- The data -
┌──

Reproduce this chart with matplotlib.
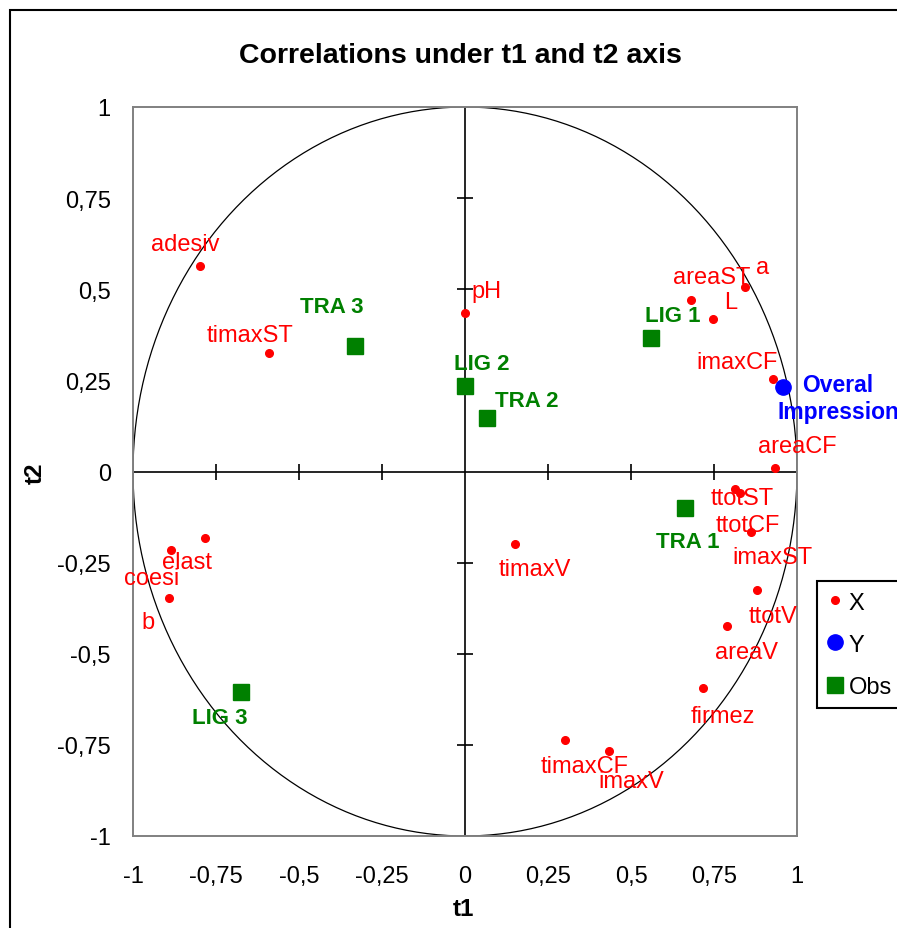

└──
┌──

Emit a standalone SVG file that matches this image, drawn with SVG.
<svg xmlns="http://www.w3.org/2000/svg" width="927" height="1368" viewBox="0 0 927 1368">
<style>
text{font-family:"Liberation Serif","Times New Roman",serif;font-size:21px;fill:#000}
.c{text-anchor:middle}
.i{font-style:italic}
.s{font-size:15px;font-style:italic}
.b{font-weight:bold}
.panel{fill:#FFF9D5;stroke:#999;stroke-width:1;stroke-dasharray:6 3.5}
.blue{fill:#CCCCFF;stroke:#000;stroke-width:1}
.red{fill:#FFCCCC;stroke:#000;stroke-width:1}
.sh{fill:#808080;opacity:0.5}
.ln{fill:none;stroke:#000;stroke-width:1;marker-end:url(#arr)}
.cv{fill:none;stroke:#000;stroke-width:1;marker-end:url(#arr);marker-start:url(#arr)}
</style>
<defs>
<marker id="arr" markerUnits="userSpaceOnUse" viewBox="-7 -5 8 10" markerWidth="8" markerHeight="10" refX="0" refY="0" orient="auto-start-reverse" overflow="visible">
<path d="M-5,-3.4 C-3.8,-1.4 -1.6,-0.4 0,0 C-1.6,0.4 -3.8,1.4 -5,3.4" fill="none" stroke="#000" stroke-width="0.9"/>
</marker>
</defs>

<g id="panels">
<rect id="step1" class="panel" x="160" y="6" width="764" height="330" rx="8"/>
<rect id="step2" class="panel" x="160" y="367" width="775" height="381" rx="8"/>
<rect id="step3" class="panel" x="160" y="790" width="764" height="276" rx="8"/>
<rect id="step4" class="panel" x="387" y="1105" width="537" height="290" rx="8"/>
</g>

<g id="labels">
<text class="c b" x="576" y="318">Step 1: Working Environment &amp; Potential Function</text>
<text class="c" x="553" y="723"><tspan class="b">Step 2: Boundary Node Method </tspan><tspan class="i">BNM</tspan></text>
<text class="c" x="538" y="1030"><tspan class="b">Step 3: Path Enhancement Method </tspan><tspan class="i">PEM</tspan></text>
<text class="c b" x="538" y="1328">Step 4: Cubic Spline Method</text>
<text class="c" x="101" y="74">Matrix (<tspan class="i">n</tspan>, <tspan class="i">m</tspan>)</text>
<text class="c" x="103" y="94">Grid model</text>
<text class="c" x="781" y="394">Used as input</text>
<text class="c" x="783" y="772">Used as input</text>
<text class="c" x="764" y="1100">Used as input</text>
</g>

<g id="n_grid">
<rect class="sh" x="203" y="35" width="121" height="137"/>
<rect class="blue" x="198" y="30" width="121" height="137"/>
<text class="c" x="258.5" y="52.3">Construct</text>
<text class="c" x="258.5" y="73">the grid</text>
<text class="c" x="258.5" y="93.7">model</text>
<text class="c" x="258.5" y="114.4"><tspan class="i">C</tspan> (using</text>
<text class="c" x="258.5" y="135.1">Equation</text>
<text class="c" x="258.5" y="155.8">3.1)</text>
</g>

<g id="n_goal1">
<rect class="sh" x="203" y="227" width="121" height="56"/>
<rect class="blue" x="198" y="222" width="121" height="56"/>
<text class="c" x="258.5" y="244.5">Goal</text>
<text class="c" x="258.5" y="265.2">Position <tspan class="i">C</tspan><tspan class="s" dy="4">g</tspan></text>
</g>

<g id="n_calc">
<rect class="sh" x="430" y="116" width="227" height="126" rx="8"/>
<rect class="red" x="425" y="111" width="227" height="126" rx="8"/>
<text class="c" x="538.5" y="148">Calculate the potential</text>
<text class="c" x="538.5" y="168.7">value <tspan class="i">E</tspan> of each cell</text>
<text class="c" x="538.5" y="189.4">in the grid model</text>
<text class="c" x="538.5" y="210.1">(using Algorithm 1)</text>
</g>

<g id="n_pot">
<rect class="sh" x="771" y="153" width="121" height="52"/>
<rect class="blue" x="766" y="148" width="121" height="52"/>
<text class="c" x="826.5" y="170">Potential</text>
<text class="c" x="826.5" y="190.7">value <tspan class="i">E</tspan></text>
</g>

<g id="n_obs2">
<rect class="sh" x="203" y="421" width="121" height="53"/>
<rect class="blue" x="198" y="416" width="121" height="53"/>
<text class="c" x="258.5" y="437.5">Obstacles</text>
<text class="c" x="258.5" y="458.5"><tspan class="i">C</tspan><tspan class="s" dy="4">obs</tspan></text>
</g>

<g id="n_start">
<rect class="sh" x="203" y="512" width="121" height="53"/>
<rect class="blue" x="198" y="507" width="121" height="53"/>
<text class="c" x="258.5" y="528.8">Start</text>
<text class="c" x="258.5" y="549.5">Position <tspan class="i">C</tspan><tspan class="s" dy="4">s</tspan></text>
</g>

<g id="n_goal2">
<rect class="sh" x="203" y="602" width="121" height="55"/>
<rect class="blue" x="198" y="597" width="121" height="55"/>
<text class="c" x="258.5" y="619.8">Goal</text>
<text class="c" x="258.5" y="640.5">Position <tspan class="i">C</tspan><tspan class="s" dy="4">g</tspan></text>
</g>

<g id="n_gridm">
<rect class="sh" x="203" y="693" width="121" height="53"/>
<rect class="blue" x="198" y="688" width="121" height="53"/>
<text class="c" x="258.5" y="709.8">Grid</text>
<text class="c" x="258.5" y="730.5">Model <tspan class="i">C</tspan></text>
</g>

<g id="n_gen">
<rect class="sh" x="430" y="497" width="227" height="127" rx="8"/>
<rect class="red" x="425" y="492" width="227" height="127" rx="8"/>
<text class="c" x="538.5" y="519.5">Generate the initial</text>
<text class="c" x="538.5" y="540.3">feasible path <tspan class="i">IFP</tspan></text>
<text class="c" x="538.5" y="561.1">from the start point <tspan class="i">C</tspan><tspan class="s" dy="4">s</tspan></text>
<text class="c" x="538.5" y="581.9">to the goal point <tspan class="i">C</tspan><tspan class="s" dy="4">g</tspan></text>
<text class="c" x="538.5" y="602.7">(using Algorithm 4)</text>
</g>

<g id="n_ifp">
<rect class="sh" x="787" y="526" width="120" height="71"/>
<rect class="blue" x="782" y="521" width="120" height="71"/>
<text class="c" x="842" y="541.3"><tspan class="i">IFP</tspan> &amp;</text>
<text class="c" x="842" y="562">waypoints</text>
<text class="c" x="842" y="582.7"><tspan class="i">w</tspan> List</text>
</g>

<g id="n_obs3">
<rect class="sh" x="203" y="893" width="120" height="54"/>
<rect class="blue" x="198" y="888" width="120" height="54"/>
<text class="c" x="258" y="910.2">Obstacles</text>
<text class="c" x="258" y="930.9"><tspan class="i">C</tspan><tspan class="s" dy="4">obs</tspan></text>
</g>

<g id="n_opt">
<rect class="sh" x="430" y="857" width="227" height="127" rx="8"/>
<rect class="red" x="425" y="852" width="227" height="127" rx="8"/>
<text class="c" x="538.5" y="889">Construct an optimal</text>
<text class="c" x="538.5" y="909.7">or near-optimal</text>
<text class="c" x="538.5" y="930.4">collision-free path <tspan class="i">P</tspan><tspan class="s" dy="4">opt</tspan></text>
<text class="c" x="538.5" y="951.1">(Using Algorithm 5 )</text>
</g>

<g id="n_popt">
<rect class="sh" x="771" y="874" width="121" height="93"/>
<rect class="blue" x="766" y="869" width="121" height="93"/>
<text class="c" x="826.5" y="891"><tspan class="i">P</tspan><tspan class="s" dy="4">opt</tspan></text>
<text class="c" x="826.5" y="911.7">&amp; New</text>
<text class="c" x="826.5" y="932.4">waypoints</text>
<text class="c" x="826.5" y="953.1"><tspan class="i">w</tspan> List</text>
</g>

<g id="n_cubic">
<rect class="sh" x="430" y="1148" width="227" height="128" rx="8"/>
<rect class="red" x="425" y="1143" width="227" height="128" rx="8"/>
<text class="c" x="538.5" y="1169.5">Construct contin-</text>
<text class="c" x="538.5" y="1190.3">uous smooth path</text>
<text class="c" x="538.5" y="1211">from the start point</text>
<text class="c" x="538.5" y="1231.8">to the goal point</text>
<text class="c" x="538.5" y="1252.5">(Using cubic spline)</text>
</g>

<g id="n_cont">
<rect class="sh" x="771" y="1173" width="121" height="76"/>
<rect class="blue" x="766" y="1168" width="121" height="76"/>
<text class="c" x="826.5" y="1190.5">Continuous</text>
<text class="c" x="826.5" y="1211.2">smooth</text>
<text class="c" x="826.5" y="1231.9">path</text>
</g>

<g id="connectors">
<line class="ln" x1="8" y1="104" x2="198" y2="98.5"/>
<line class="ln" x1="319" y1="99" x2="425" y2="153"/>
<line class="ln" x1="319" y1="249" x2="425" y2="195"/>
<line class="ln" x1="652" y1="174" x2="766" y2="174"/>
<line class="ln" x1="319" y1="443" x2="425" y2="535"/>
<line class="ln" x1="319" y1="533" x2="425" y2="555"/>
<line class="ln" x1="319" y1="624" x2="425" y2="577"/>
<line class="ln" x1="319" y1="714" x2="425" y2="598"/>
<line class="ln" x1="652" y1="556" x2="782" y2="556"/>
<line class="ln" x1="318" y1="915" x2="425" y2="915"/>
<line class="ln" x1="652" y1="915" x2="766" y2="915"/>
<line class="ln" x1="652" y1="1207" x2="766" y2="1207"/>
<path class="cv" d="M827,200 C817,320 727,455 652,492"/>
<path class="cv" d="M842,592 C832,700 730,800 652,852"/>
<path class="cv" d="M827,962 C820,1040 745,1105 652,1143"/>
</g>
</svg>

└──
┌──

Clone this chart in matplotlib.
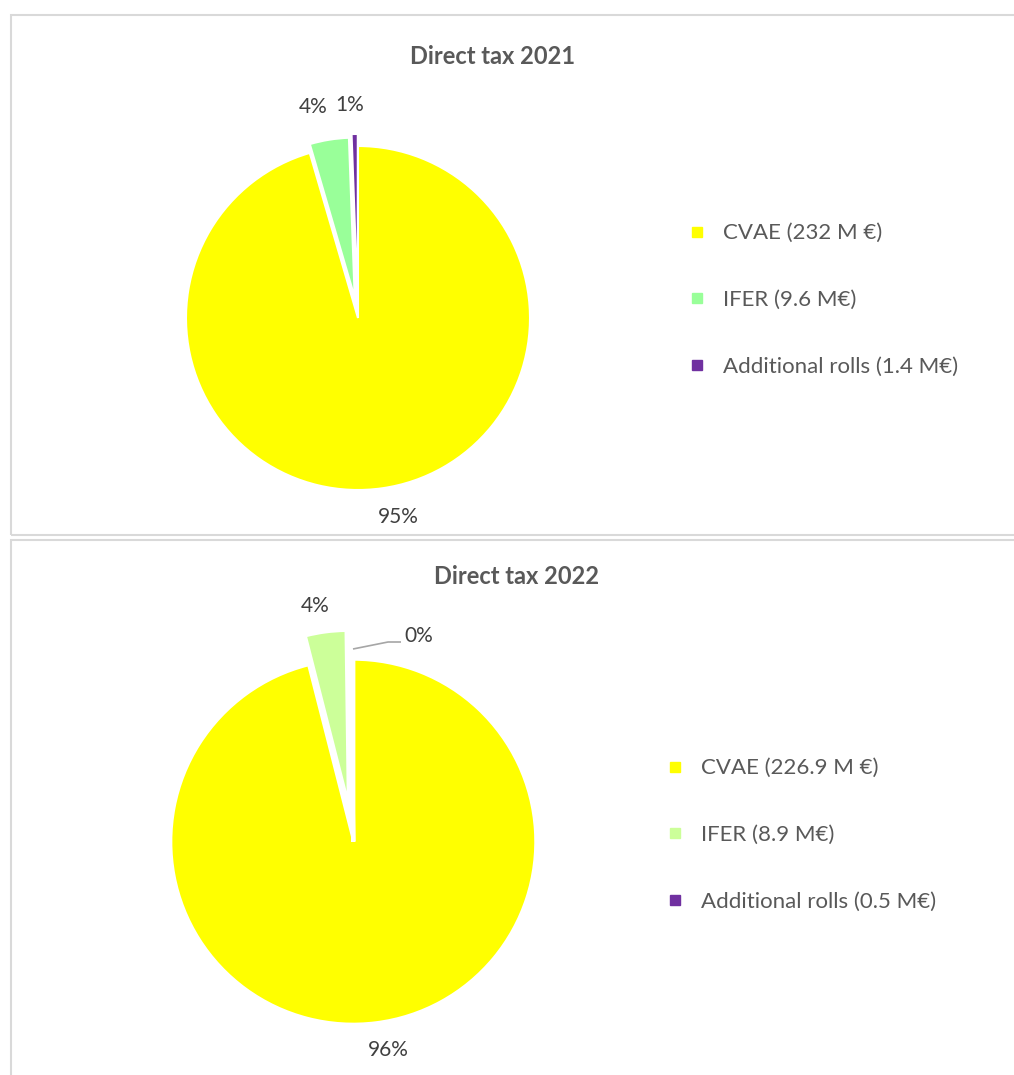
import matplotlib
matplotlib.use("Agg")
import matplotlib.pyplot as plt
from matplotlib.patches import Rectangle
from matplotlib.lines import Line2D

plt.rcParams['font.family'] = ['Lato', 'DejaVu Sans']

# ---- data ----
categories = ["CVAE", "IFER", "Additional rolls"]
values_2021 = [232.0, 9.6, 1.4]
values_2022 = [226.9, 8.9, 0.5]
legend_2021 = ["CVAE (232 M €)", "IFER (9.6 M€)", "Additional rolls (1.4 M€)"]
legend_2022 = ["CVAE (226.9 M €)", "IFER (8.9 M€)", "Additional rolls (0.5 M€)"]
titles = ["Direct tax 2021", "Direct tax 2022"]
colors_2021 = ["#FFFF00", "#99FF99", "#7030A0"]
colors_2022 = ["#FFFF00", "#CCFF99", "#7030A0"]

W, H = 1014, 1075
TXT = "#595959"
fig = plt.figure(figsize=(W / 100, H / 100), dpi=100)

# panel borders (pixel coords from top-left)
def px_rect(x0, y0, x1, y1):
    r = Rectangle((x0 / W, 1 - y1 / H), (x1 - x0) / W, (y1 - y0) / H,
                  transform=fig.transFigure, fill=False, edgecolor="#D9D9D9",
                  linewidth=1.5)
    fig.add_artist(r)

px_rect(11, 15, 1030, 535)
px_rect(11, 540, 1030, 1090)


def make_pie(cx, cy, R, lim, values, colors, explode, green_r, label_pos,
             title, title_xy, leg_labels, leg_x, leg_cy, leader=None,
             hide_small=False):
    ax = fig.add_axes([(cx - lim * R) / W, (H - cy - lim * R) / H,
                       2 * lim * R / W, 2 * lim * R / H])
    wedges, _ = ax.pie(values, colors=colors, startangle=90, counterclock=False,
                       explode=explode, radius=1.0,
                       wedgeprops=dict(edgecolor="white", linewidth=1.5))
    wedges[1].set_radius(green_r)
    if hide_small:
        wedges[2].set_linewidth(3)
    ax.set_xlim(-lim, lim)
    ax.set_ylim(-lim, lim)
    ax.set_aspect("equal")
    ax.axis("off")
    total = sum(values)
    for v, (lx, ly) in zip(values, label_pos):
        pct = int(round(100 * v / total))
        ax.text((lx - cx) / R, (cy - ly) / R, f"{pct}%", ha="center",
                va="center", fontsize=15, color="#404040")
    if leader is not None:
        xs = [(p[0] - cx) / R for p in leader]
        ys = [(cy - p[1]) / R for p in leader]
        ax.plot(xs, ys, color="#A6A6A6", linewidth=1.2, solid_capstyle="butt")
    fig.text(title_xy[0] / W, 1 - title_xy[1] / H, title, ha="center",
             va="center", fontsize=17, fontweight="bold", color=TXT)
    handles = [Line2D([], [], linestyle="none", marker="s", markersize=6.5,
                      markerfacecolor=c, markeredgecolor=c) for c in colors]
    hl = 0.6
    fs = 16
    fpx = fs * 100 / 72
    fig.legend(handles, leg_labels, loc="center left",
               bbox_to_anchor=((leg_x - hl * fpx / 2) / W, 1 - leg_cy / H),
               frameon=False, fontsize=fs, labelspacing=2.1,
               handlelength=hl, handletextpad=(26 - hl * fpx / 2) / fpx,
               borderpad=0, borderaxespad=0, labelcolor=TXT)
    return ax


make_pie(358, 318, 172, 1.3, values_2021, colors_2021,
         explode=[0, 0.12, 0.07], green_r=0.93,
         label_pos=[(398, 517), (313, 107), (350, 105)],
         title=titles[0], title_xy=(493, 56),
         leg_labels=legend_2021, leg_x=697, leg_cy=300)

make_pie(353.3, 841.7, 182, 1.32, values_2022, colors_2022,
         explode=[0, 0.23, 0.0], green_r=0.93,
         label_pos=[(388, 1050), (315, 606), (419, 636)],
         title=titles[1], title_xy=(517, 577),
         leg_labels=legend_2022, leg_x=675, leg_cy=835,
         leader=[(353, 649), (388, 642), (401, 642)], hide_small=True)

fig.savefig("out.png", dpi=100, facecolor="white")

└──

- What you are asked to do -
What lines above run from the one with "Clone this chart in matplotlib." to the one with "plt.rcParams['font.family'] = ['Lato', 'DejaVu"? Give them again exactly, ends included, and leave the pictures out.

- Finished answer -
Clone this chart in matplotlib.
import matplotlib
matplotlib.use("Agg")
import matplotlib.pyplot as plt
from matplotlib.patches import Rectangle
from matplotlib.lines import Line2D

plt.rcParams['font.family'] = ['Lato', 'DejaVu Sans']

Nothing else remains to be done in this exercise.